Question

The locus represented by $\left| z-1 \right|=\left| z+i \right|$ is
A) circle of radius 1 unit
B) An ellipse with foci at (1,0) and (0,1)
C) A straight line through the origin
D) A circle the line joining (1,0) and (0,1) as diameter

Answer 1

Hint: We need to know the concept of complex number to solve the given question. The complex number $z$ is written as $x+iy$. The further calculation is done considering $x$ and $y$as $z$. We need to find the value of modulus of the complex function, so that we can find the relation between $x$ and $y$. As per the relation we can find what does the equation represents.
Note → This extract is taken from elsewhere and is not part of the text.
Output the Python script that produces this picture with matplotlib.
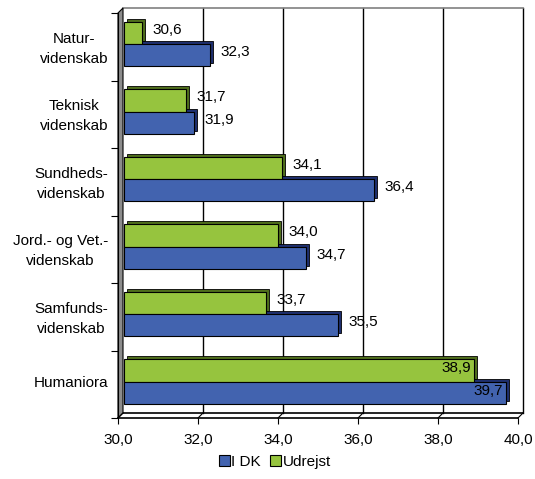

Complete step by step solution:
The question here is in complex number represented as $z$. The question ask us to find the locus of $\left| z-1 \right|=\left| z+i \right|$ .
Consider the complex number $z$as $x,y$ mathematically $z=x+iy$ , where $x$ and $y$ are the real numbers. So we can represent $\left| z-1 \right|$ as$\left| x+iy-1 \right|$ and $\left| z+i \right|$ as $\left| x+iy+i \right|$ . Writing it with equal to sign we get,
Taking the function in L.H.S
$\left| z-1 \right|=\left| x+iy-1 \right|$
Taking real numbers and complex number inside the modulus we get:
$\Rightarrow \left| z-1 \right|=\left| \left( x-1 \right)+iy \right|$
Taking the function in R.H.S
$\left| z+i \right|=\left| x+iy+i \right|$
Similarly, taking the real and complex number together
$\Rightarrow \left| z+i \right|=\left| x+i\left( y+1 \right) \right|$
After the above calculation \[\left| z-1 \right|=\left| z+i \right|\] could be written as:
\[\Rightarrow \left| x-1+iy \right|=\left| x+i\left( y+1 \right) \right|\]
Modulus of $z$,$\left| z \right|$means $\sqrt{{{x}^{2}}+{{y}^{2}}}$, which means the sum of the square of the real and irrational number so applying the same with the function we achieved in the equation we get:
\[\Rightarrow \sqrt{{{\left( x-1 \right)}^{2}}+{{y}^{2}}}=\sqrt{{{x}^{2}}+{{\left( y+1 \right)}^{2}}}\]
Squaring both side to find the make the calculation easier, we get:
\[\Rightarrow {{\left( x-1 \right)}^{2}}+{{y}^{2}}={{x}^{2}}+{{\left( y+1 \right)}^{2}}\]
On expanding the expression given, we get:
\[\Rightarrow {{x}^{2}}+1-2x+{{y}^{2}}={{x}^{2}}+{{y}^{2}}+1+2y\]
On calculating further we get:
\[\Rightarrow {{x}^{2}}+1-2x+{{y}^{2}}-{{x}^{2}}-{{y}^{2}}-1-2y=0\]
\[\Rightarrow -2x-2y=0\]
Multiplying $-\dfrac{1}{2}$ to both the terms in L.H.S and R.H.S, we get:
$\Rightarrow x+y=0$
$\therefore $ The locus represented by $\left| z-1 \right|=\left| z+i \right|$ is $(C)$ straight line through origin.

So, the correct answer is “Option C”.

Note: The equations of the straight line in the answer do not have any constant which means the straight line passes through the origin. The complex number is represented as a sum of real numbers to make the calculation easy. Different relations between complex numbers form different locus representing different 2-dimensional figures.